Treasury Regulation 1.411(d)-6, issued December, 1998, provides that when benefit accruals in a defined benefit plan are “significantly” reduced because of a plan amendment, or a plan amendment to a defined contribution pension plan “significantly” reduces future employer contributions, then a 15-day notice of a reduction in accrual/benefits must be issued before the amendment, or a plan termination, can become effective.
This final regulation requires actual notice to each participant and beneficiary, including “alternate payees” (ex-spouses or children with benefits under a qualified domestic relations order). If a small group of individuals does not get the notice, then the amendment/termination is not effective as to them, but it is effective to all others unless the employer intended to mislead participants, in which case the amendment is not effective.

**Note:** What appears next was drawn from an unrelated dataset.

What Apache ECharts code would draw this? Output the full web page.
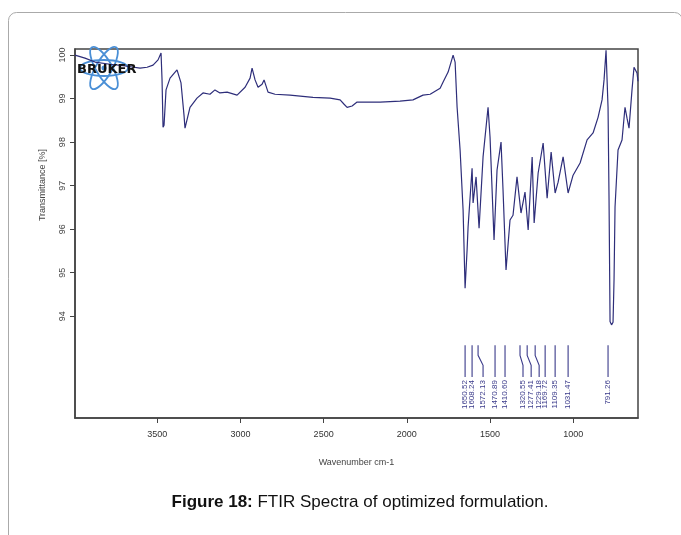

Thus if some persons do not receive the notice, then the notice remains effective as long as the plan administrator made a good faith effort to comply with the notice requirements, has provided the notice to each employee organization that represents any participant, and has failed to provide the notice to no more than a de minimis percentage of participants and alternate payees, and provides the notice to those persons who did not receive it upon discovering the oversight.
The 15-day notice can be sent by first class mail, postage prepaid, and is considered given as of the date of the U.S. postmark. In addition, the notice can be hand delivered, in which case an acknowledgement of receipt should be obtained to prove delivery.
There is no requirement that the Section 204(h) notice be sent by itself, so it may be enclosed with or combined with other notices, such as (1) the notice of intent to terminate under Title IV of ERISA for a defined benefit plan, or (2) notice to interested parties of the application for a determination letter in connection with the amendment or termination of the plan. See Q&A 11 and 12.
A plan notice is not automatically required in the event of a sale of a business or plan merger. However, if benefit accruals or contributions will be reduced or cease, then it is required to be provided. In addition, where a plan is merged into a successor plan, if the successor plan provides for significant lower benefits/contributions, then a Section 204(h) notice will be required.
The effective date of this notice is for amendments adopted on or after December 12, 1998.